Assistant Professor Maggie Shi
Assistant Professor Maggie Shi

A forthcoming paper examining Medicare’s largest initiative to track for wasteful spending reveals that every $1 that the government insurance program spent on monitoring from 2011-2015 generated $24–$29 in government savings—a massive return on investment – without negatively affecting patient health. The study also finds that technology adoption to help hospitals make decisions about patient stays was a significant driver of these results.

Authored by health economist Maggie Shi, an assistant professor at the University of Chicago Harris School of Public Policy, the paper looked at Medicare’s Recovery Audit Contractor (RAC) program to assess its effects on government savings, provider behavior, and patient health. Shi reports that the majority of the government savings created by the RACs stem from its deterrence of future care, rather than from reclaimed payments from patient care already delivered. Shi finds no evidence that patient health is harmed as a result, indicating that the effort primarily deters low-value or unnecessary care.

“The extent to which Medicare should monitor for wasteful spending depends on the balance between the savings generated and the effects and costs imposed on patients and providers,” Shi explained. “These findings suggest that audits of Medicare substantially reduce unnecessary spending without causing harm to patients. This has important implications for policymakers considering these kinds of trade-offs.”

Through the RAC program, private auditing firms (“RACs”) conduct manual reviews of individual Medicare claims (“audits”) to identify and reclaim payments for unnecessary care. At the program’s peak, four percent of all hospital admissions – Medicare’s largest expenditure category – were audited, and one percent of all Medicare inpatient revenue was reclaimed through the RAC program. These savings resulted mostly from hospitals scaling back on short stays and stays with diagnoses associated with high Medicare payment error rates, such as  ambiguous diagnoses like chest pain or after elective procedures like joint replacements.

Shi extrapolated these effects to all US hospitals, calculating that the RAC program would have led to upwards of $9 billion in Medicare savings from 2011 to 2015. Shi further discovered that most of these savings resulted from hospitals having adopted “medical necessity checking” software, which cross-references electronic health records with payer rules to advise on the medical necessity of care for individual patients. Hospitals subject to more audits were more likely to adopt this software.

Despite the substantial savings, hospital administrative costs actually rose at RAC’s onset as investments like technology adoption contributed to a one-time spike that occurs in 2011, but levels off in later years. This suggests that technology adoption rather than compliance costs drove the additional costs.

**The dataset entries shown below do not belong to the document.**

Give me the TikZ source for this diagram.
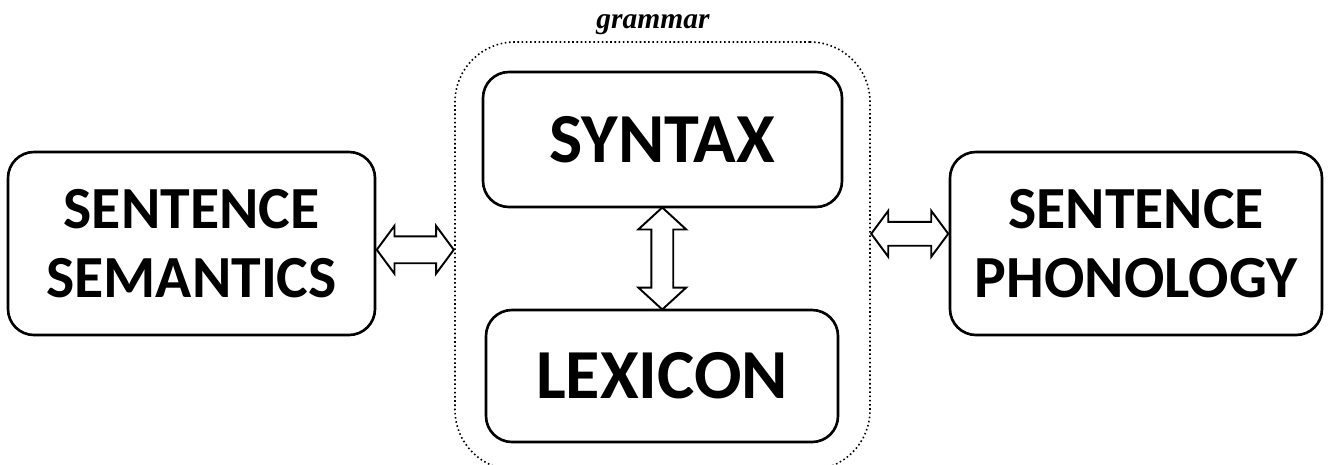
\documentclass[tikz,border=0pt]{standalone}
\usepackage{fontspec}
\setmainfont{Carlito}
\newfontfamily\grammarfont{Liberation Serif}
\usetikzlibrary{shapes.arrows,positioning}

\begin{document}
\begin{tikzpicture}[x=0.1mm, y=-0.1mm]
%% the figure is laid out in pixels of the 1330x464 drawing
%% boxes are placed by their centres, arrows sit between the boxes
\tikzstyle{module}=[draw, rounded corners=2.6mm, line width=0.75pt, align=center, font=\bfseries\fontsize{17}{19.5}\selectfont]
\tikzstyle{innermodule}=[module, font=\bfseries\fontsize{20}{22}\selectfont]
\tikzstyle{grammarbox}=[draw, rounded corners=6mm, line width=0.45pt, dash pattern=on 0.45pt off 0.75pt]
\tikzstyle{blockarrow}=[draw, double arrow, line width=0.55pt, inner xsep=0pt, fill=white]
\useasboundingbox (0,0) rectangle (1330,464);
%% grammar frame %%
\node[grammarbox, minimum width=41.5mm, minimum height=42.8mm] at (662.5,256) (gram) {};
%% label for the grammar frame
\node[font=\grammarfont\bfseries\itshape\fontsize{8.4}{10}\selectfont] at (653,25) (gramlabel) {grammar};
%% TikZ-figure elements %%
\node[module, minimum width=36.7mm, minimum height=18.3mm] at (191.5,243.5) (sem) {SENTENCE\\SEMANTICS};
\node[module, minimum width=37.2mm, minimum height=18.3mm] at (1136,243.5) (phon) {SENTENCE\\PHONOLOGY};
\node[innermodule, minimum width=35.9mm, minimum height=13.5mm] at (662.5,139.5) (syn) {SYNTAX};
\node[innermodule, minimum width=35.2mm, minimum height=13.2mm] at (662,376) (lex) {LEXICON};
%% arrows between the modules
\path (sem.east) -- (gram.west) node[blockarrow, midway, minimum height=7.7mm, inner ysep=1.25mm,
  double arrow head extend=1.05mm, double arrow tip angle=107] (semarrow) {};
\path (gram.east) -- (phon.west) node[blockarrow, midway, yshift=1.6mm, minimum height=7.7mm, inner ysep=1.1mm,
  double arrow head extend=1.1mm, double arrow tip angle=107] (phonarrow) {};
\path (syn.south) -- (lex.north) node[blockarrow, midway, rotate=90, minimum height=10.2mm, inner ysep=1mm,
  double arrow head extend=1.3mm, double arrow tip angle=95] (lexarrow) {};
\end{tikzpicture}
\end{document}
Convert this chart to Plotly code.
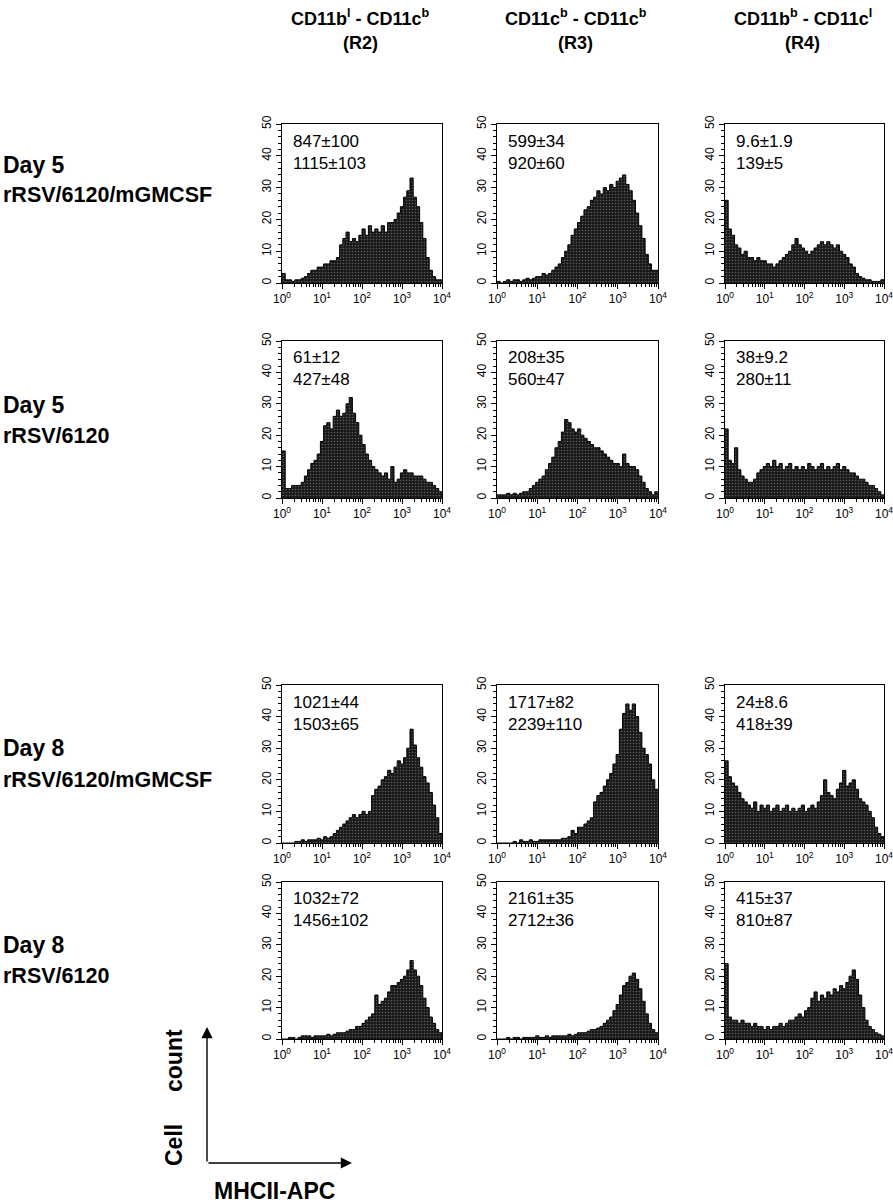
import plotly.graph_objects as go

# ---------------- data ----------------
col_headers = ["CD11b<sup>l</sup> - CD11c<sup>b</sup>",
               "CD11c<sup>b</sup> - CD11c<sup>b</sup>",
               "CD11b<sup>b</sup> - CD11c<sup>l</sup>"]
col_regions = ["(R2)", "(R3)", "(R4)"]
row_days = ["Day 5", "Day 5", "Day 8", "Day 8"]
row_virus = ["rRSV/6120/mGMCSF", "rRSV/6120", "rRSV/6120/mGMCSF", "rRSV/6120"]

# MFI annotations (two lines per panel)
mfi_labels = [
    ["847±100<br>1115±103", "599±34<br>920±60", "9.6±1.9<br>139±5"],
    ["61±12<br>427±48", "208±35<br>560±47", "38±9.2<br>280±11"],
    ["1021±44<br>1503±65", "1717±82<br>2239±110", "24±8.6<br>418±39"],
    ["1032±72<br>1456±102", "2161±35<br>2712±36", "415±37<br>810±87"],
]

# histogram channel: 50 bins of 0.08 decade from 10^0 to 10^4
bin_width_log = 0.08
n_bins = 50

d5_gm_r2 = [3, 1, 1, 0.5, 1, 1, 1.5, 2, 3, 4, 4, 5, 5, 6, 6, 7, 7, 8, 12, 14,
            16, 13, 14, 13, 15, 17, 15, 18, 16, 17, 16, 18, 16, 19, 19, 20, 22, 24, 27, 29,
            33, 27, 24, 19, 14, 8, 4, 2, 1, 1]
d5_gm_r3 = [0.5, 0, 0.5, 1, 0.5, 1, 1, 0.5, 1, 1.5, 1, 1.5, 2, 2, 3, 2.5, 3, 4, 5, 6,
            8, 10, 12, 15, 17, 19, 21, 23, 24, 26, 27, 29, 28, 30, 29, 31, 30, 32, 33, 34,
            31, 29, 26, 22, 18, 14, 9, 6, 4, 4]
d5_gm_r4 = [26, 17, 15, 12, 11, 9, 10, 8, 8, 7, 8, 7, 7, 6, 6, 5, 6, 7, 8, 9,
            10, 12, 14, 12, 11, 10, 9, 10, 11, 12, 13, 12, 13, 12, 11, 12, 10, 9, 8, 6,
            5, 3, 2, 1.5, 1, 1, 0.5, 0.5, 0.5, 1]
d5_r2 = [15, 3, 3, 4, 4, 4, 5, 7, 9, 11, 12, 14, 18, 23, 24, 22, 26, 28, 26, 27,
         30, 32, 27, 24, 20, 17, 14, 12, 10, 9, 8, 7, 8, 6, 10, 5, 6, 8, 9, 8,
         8, 7, 7, 7, 6, 5, 5, 4, 3, 2]
d5_r3 = [1, 1, 1, 1.5, 1, 1.5, 1, 1.5, 2, 2, 3, 4, 5, 6, 7, 9, 11, 13, 16, 18,
         21, 25, 24, 22, 21, 22, 20, 19, 18, 17, 16, 16, 15, 14, 13, 12, 11, 11, 10, 14,
         11, 10, 10, 9, 7, 5, 3, 2, 1, 2]
d5_r4 = [22, 12, 11, 16, 9, 7, 6, 5, 5, 6, 8, 9, 10, 11, 10, 12, 10, 11, 9, 10,
         11, 9, 10, 9, 10, 9, 11, 10, 9, 10, 11, 9, 10, 9, 10, 11, 9, 10, 9, 8,
         8, 7, 6, 6, 5, 4, 4, 3, 2, 1]
d8_gm_r2 = [0, 0, 0, 0, 0.5, 0.5, 1, 0.5, 1, 1, 1, 1.5, 1, 2, 1.5, 2, 3, 4, 5, 6,
            7, 8, 9, 8, 9, 10, 9, 10, 15, 17, 18, 20, 21, 23, 22, 24, 26, 25, 27, 30,
            36, 31, 27, 24, 21, 19, 16, 12, 8, 3]
d8_gm_r3 = [0, 0, 0, 0, 0, 0.5, 0, 1, 0.5, 0.5, 1, 0.5, 0.5, 1, 1, 1, 1, 1, 1, 1,
            1.5, 1.5, 2, 4, 3, 5, 5, 6, 7, 8, 13, 15, 16, 18, 20, 22, 25, 28, 36, 41,
            44, 42, 44, 40, 35, 30, 28, 25, 20, 17]
d8_gm_r4 = [26, 21, 19, 18, 16, 14, 13, 12, 11, 13, 10, 12, 11, 12, 10, 11, 12, 10, 11, 12,
            10, 11, 10, 11, 12, 10, 11, 12, 11, 13, 15, 20, 16, 15, 14, 17, 19, 23, 18, 19,
            20, 17, 14, 13, 12, 10, 8, 5, 3, 2]
d8_r2 = [0, 0, 0.5, 0.5, 0, 0.5, 1, 1, 1, 0.5, 1, 1, 1, 1, 1.5, 1, 1.5, 2, 2, 2,
         2.5, 3, 3, 4, 4, 5, 6, 7, 8, 14, 11, 12, 13, 15, 17, 17, 18, 19, 20, 22,
         25, 22, 20, 17, 13, 10, 7, 5, 3, 2]
d8_r3 = [0, 0, 0, 0.5, 0, 0.5, 0.5, 0, 0.5, 0.5, 0.5, 0.5, 1, 0.5, 0.5, 1, 0.5, 1, 1, 1,
         1, 1, 1.5, 1, 1.5, 2, 2, 2, 2.5, 3, 3, 3.5, 4, 5, 6, 7, 9, 11, 14, 17,
         18, 20, 21, 19, 16, 12, 8, 5, 3, 2]
d8_r4 = [24, 7, 6, 6, 5, 6, 5, 5, 4, 5, 4, 4, 3, 4, 3, 4, 4, 5, 4, 5,
         6, 6, 7, 8, 7, 9, 10, 13, 15, 12, 14, 13, 15, 14, 16, 15, 17, 16, 18, 20,
         22, 19, 14, 10, 6, 4, 3, 2, 1.5, 1]

panel_counts = [
    [d5_gm_r2, d5_gm_r3, d5_gm_r4],
    [d5_r2, d5_r3, d5_r4],
    [d8_gm_r2, d8_gm_r3, d8_gm_r4],
    [d8_r2, d8_r3, d8_r4],
]

x_tickvals = [1, 10, 100, 1000, 10000]
x_ticktext = ["10<sup>0</sup>", "10<sup>1</sup>", "10<sup>2</sup>", "10<sup>3</sup>", "10<sup>4</sup>"]
y_tickvals = [0, 10, 20, 30, 40, 50]

# ---------------- layout geometry (pixels in the 893x1204 window) ----------------
W, H = 893, 1204
col_px = [(282, 442), (497, 658), (725, 884)]
row_px = [(124, 283), (341, 498), (685, 843), (882, 1039)]


def px_x(v):
    return v / W


def px_y(v):
    return 1 - v / H


tick_font = dict(family="Liberation Sans Narrow, Arial Narrow, Liberation Sans, Arial", size=12, color="black")
bold_font = "Liberation Sans, Arial, Helvetica, sans-serif"

edges_log = [i * bin_width_log for i in range(n_bins + 1)]
x_steps = [10 ** e for e in edges_log]

fig = go.Figure()
layout_axes = {}
annotations = []

for r in range(4):
    for c in range(3):
        idx = r * 3 + c + 1
        suffix = "" if idx == 1 else str(idx)
        counts = panel_counts[r][c]
        ys = list(counts) + [counts[-1]]
        fig.add_trace(go.Scatter(
            x=x_steps, y=ys, mode="lines", line=dict(color="black", width=1, shape="hv"),
            fill="tozeroy", fillcolor="#2b2b2b",
            fillpattern=dict(shape=".", bgcolor="#1a1a1a", fgcolor="#9a9a9a", size=3, solidity=0.22),
            xaxis="x" + suffix, yaxis="y" + suffix, showlegend=False, hoverinfo="skip"))
        x0, x1 = col_px[c]
        t, b = row_px[r]
        layout_axes["xaxis" + suffix] = dict(
            domain=[px_x(x0), px_x(x1)], anchor="y" + suffix, type="log", range=[0, 4],
            tickmode="array", tickvals=x_tickvals, ticktext=x_ticktext,
            ticks="outside", ticklen=5, tickwidth=1, tickcolor="black",
            minor=dict(ticks="outside", ticklen=3, tickcolor="black", dtick="D1", showgrid=False),
            showline=True, linecolor="black", linewidth=1, mirror=True, automargin=False,
            ticklabeloverflow="allow",
            showgrid=False, zeroline=False, tickfont=tick_font, fixedrange=True)
        layout_axes["yaxis" + suffix] = dict(
            domain=[px_y(b), px_y(t)], anchor="x" + suffix, range=[0, 50],
            tickmode="array", tickvals=y_tickvals, tickangle=-90,
            ticks="outside", ticklen=5, tickwidth=1, tickcolor="black",
            minor=dict(ticks="outside", ticklen=3, tickcolor="black", dtick=2, showgrid=False),
            showline=True, linecolor="black", linewidth=1, mirror=True, automargin=False,
            ticklabeloverflow="allow",
            showgrid=False, zeroline=False, tickfont=tick_font, fixedrange=True)
        annotations.append(dict(
            text=mfi_labels[r][c], xref=f"x{suffix} domain", yref=f"y{suffix} domain",
            x=0.055, y=0.965, xanchor="left", yanchor="top", align="left", showarrow=False,
            font=dict(family="Liberation Sans, Arial", size=17, color="black")))

# column headers
for c in range(3):
    x0, x1 = col_px[c]
    xc = px_x((x0 + x1) / 2 - 2)
    annotations.append(dict(
        text="<b>" + col_headers[c] + "</b>", xref="paper", yref="paper",
        x=xc, y=px_y(17), xanchor="center", yanchor="middle",
        showarrow=False, font=dict(family=bold_font, size=18, color="black")))
    annotations.append(dict(
        text="<b>" + col_regions[c] + "</b>", xref="paper", yref="paper",
        x=xc, y=px_y(43), xanchor="center", yanchor="middle",
        showarrow=False, font=dict(family=bold_font, size=18, color="black")))

# row labels
row_label_y = [(165, 195), (405, 436), (748, 780), (945, 976)]
for r in range(4):
    yd, yv = row_label_y[r]
    annotations.append(dict(text="<b>" + row_days[r] + "</b>", xref="paper", yref="paper",
                            x=px_x(1), y=px_y(yd), xanchor="left", yanchor="middle", showarrow=False,
                            font=dict(family=bold_font, size=23, color="black")))
    annotations.append(dict(text="<b>" + row_virus[r] + "</b>", xref="paper", yref="paper",
                            x=px_x(1), y=px_y(yv), xanchor="left", yanchor="middle", showarrow=False,
                            font=dict(family=bold_font, size=21.5, color="black")))

# axis key arrows
corner_x, corner_y = 207, 1163
annotations.append(dict(text="", xref="paper", yref="paper", x=px_x(corner_x), y=px_y(1027),
                        ax=0, ay=corner_y - 1027, axref="pixel", ayref="pixel",
                        showarrow=True, arrowhead=2, arrowsize=1.6, arrowwidth=1.4, arrowcolor="black"))
annotations.append(dict(text="", xref="paper", yref="paper", x=px_x(352), y=px_y(corner_y),
                        ax=-(352 - corner_x), ay=0, axref="pixel", ayref="pixel",
                        showarrow=True, arrowhead=2, arrowsize=1.6, arrowwidth=1.4, arrowcolor="black"))
annotations.append(dict(text="<b>Cell</b>", xref="paper", yref="paper", x=px_x(174), y=px_y(1145),
                        xanchor="center", yanchor="middle", textangle=-90, showarrow=False,
                        font=dict(family=bold_font, size=23, color="black")))
annotations.append(dict(text="<b>count</b>", xref="paper", yref="paper", x=px_x(174), y=px_y(1061),
                        xanchor="center", yanchor="middle", textangle=-90, showarrow=False,
                        font=dict(family=bold_font, size=23, color="black")))
annotations.append(dict(text="<b>MHCII-APC</b>", xref="paper", yref="paper", x=px_x(274), y=px_y(1191),
                        xanchor="center", yanchor="middle", showarrow=False,
                        font=dict(family=bold_font, size=23, color="black")))

fig.update_layout(width=W, height=H, autosize=False, margin=dict(l=0, r=0, t=0, b=0),
                  paper_bgcolor="white", plot_bgcolor="white", annotations=annotations,
                  **layout_axes)

# place the figure at the window's top-left corner (remove the default page margin)
fig.write_html("out.html", config={"displayModeBar": False},
               post_script="document.body.style.margin='0';document.body.style.overflow='hidden';")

Hospitals incur an average of $178–218 in administrative costs for every $1,000 saved over the five-year period the study tracked. 

“These results suggest that monitoring can be a highly effective tool to improve compliance and to combat waste in Medicare and potentially in public spending more broadly,” Shi concludes.  “It’s clear, as well, that technology solutions have an important role to play, which decisionmakers should consider as they assess these kinds of economic trade-offs.”